Wed, May 02, 2012 - Page 12 News List

Elderly face job challenges: DGBAS

By Amy Su  /  Staff reporter

While the nation’s middle-aged and elderly people have the lowest unemployment rate among all age brackets, they find it more difficult to land a new job offer if they become unemployed, a Directorate-General of Budget, Accounting and Statistics (DGBAS) survey released on Monday showed.

The survey — which is held every three years, with the latest poll conducted in October last year — showed unemployed people aged 45 and older totaled 98,000, with an average unemployment rate of 2.41 percent.

The figure was lower than the 12.56 percent for people aged between 15 and 24 and the 4.26 percent for 25-to-44-year-olds.

“This reflects the fact that the elderly do not quit their jobs easily because most of them are the primary wage earners in their family,” a DGBAS section chief surnamed Shih (施) said by telephone yesterday.

That 52.88 percent of the unemployed aged 45 and older lost their jobs through business closures or downsizing indicated that most of them were involuntarily taken out of the labor market, Shih said.

Another factor leading to a lower unemployment rate for this group of people was their fears that it would be harder to find a new job, and this was supported by the finding that they reported an average of 29.36 weeks of unemployment, two weeks more than the nation’s overall average, according to the survey.

In the latest survey, middle-aged and elderly people accounted for 36.15 percent of the overall labor force last year, up from 28.19 percent in the 2008 survey.

The DGBAS said the increase was in line with Taiwan’s aging society and that it should be closely and continuously monitored.

Amid a low fertility rate, Taiwan has seen more people delay their retirement in recent years, as they continue to be the major financial source of their family or to support themselves.

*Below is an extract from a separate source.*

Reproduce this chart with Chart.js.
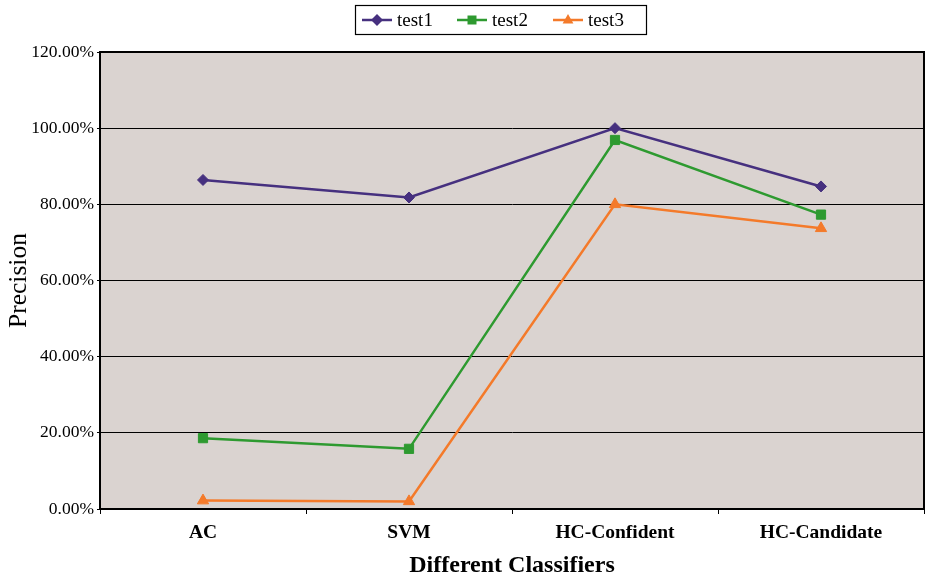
<!DOCTYPE html>
<html>
<head>
<meta charset="utf-8">
<script src="https://cdn.jsdelivr.net/npm/chart.js@4/dist/chart.umd.min.js"></script>
<style>
  html, body { margin: 0; padding: 0; background: #ffffff; overflow: hidden; }
  canvas { display: block; }
</style>
</head>
<body>
<canvas id="chart" width="926" height="580"></canvas>
<script>
// Classifier precision per test run (percent)
const categories = ['AC', 'SVM', 'HC-Confident', 'HC-Candidate'];
const test1 = [86.4, 81.8, 100.0, 84.7];
const test2 = [18.6, 15.8, 96.9, 77.3];
const test3 = [2.2, 2.0, 80.0, 73.7];
const seriesNames = ['test1', 'test2', 'test3'];
const yTicks = [0, 20, 40, 60, 80, 100, 120];

const colors = ['#46307f', '#2e9a30', '#f47a2a'];
const styles = ['rectRot', 'rect', 'triangle'];
const radii = [5.5, 6.5, 6.5];

const serif = '"Liberation Serif", "Times New Roman", serif';

// Plot background and frame
const plotFrame = {
  id: 'plotFrame',
  beforeDraw(chart) {
    const { ctx, chartArea: a } = chart;
    ctx.save();
    ctx.fillStyle = '#dad3d0';
    ctx.fillRect(a.left, a.top, a.right - a.left, a.bottom - a.top);
    ctx.restore();
  },
  afterDatasetsDraw(chart) {
    const { ctx, chartArea: a } = chart;
    ctx.save();
    ctx.strokeStyle = '#000000';
    ctx.lineWidth = 2;
    ctx.strokeRect(a.left, a.top, a.right - a.left, a.bottom - a.top);
    ctx.restore();
  }
};

function drawMarker(ctx, style, r, x, y) {
  if (style === 'rectRot') {
    ctx.moveTo(x, y - r); ctx.lineTo(x + r, y); ctx.lineTo(x, y + r); ctx.lineTo(x - r, y); ctx.closePath();
  } else if (style === 'rect') {
    ctx.rect(x - r * 0.75, y - r * 0.75, r * 1.5, r * 1.5);
  } else {
    ctx.moveTo(x, y - r); ctx.lineTo(x + r * 0.9, y + r * 0.6); ctx.lineTo(x - r * 0.9, y + r * 0.6); ctx.closePath();
  }
}

// Boxed legend with line + marker swatches
const boxLegend = {
  id: 'boxLegend',
  afterDraw(chart) {
    const { ctx } = chart;
    const box = { x: 355.5, y: 5.5, w: 291, h: 29 };
    ctx.save();
    ctx.strokeStyle = '#000000';
    ctx.lineWidth = 1.2;
    ctx.strokeRect(box.x, box.y, box.w, box.h);
    ctx.font = '19px ' + serif;
    ctx.textBaseline = 'middle';
    const starts = [362, 457, 553];
    const cy = 20;
    chart.data.datasets.forEach((ds, i) => {
      const x0 = starts[i];
      ctx.strokeStyle = ds.borderColor;
      ctx.lineWidth = 2.5;
      ctx.beginPath();
      ctx.moveTo(x0, cy);
      ctx.lineTo(x0 + 30, cy);
      ctx.stroke();
      ctx.fillStyle = ds.pointBackgroundColor;
      ctx.beginPath();
      drawMarker(ctx, ds.pointStyle, 6, x0 + 15, cy);
      ctx.fill();
      ctx.fillStyle = '#000000';
      ctx.fillText(ds.label, x0 + 35, cy + 1);
    });
    ctx.restore();
  }
};

const seriesData = [test1, test2, test3];
const datasets = seriesNames.map((name, i) => ({
  label: name,
  data: seriesData[i],
  borderColor: colors[i],
  backgroundColor: colors[i],
  pointBackgroundColor: colors[i],
  pointBorderColor: colors[i],
  pointStyle: styles[i],
  pointRadius: radii[i],
  pointBorderWidth: 1,
  borderWidth: 2.5,
  tension: 0,
  fill: false
}));

new Chart(document.getElementById('chart'), {
  type: 'line',
  data: { labels: categories, datasets },
  options: {
    responsive: false,
    animation: false,
    devicePixelRatio: 1,
    layout: { autoPadding: false, padding: { top: 52, right: 2, left: 0, bottom: 0 } },
    plugins: {
      legend: { display: false },
      tooltip: { enabled: false }
    },
    scales: {
      x: {
        type: 'category',
        offset: true,
        grid: {
          offset: true,
          drawOnChartArea: false,
          color: '#000000',
          tickLength: 5,
          lineWidth: 1
        },
        border: { display: true, color: '#000000', width: 2 },
        ticks: {
          color: '#000000',
          font: { family: serif, size: 19.5, weight: 'bold' },
          padding: 7,
          maxRotation: 0
        },
        title: {
          display: true,
          text: 'Different Classifiers',
          color: '#000000',
          font: { family: serif, size: 24, weight: 'bold' },
          padding: { top: 5, bottom: 0 }
        },
        afterFit(scale) {
          scale.height = 71;
          scale.paddingLeft = 0;
          scale.paddingRight = 0;
        }
      },
      y: {
        min: 0,
        max: 120,
        afterBuildTicks(scale) { scale.ticks = yTicks.map(v => ({ value: v })); },
        grid: {
          color: '#000000',
          lineWidth: 1,
          tickLength: 3,
          drawTicks: true
        },
        border: { display: true, color: '#000000', width: 2 },
        ticks: {
          color: '#000000',
          font: { family: serif, size: 17.5 },
          padding: 3,
          callback: v => v.toFixed(2) + '%'
        },
        title: {
          display: true,
          text: 'Precision',
          color: '#000000',
          font: { family: serif, size: 25.5 },
          padding: { top: 4, bottom: 0 }
        },
        afterFit(scale) { scale.width = 100; }
      }
    }
  },
  plugins: [plotFrame, boxLegend]
});
</script>
</body>
</html>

The nation’s birthrate hit a record low in 2010, when it saw 7.2 births per 1,000 people, raising government concerns that a declining labor force could impact the economy.

Following a variety of incentive offers to couples, including cash gifts and other childcare and fertility treatment subsidies, the birthrate rose to 8.5 last year, according to the DGBAS.

The DGBAS survey showed that middle-aged and elderly people expressed a desire to retire at an average of 62.36 years old, slightly up from 62.25 years in the previous survey.

A total of 72.98 percent of respondents said they had their pension plans set up appropriately, an increase of 5.88 percentage points from 2008, according to the DGBAS.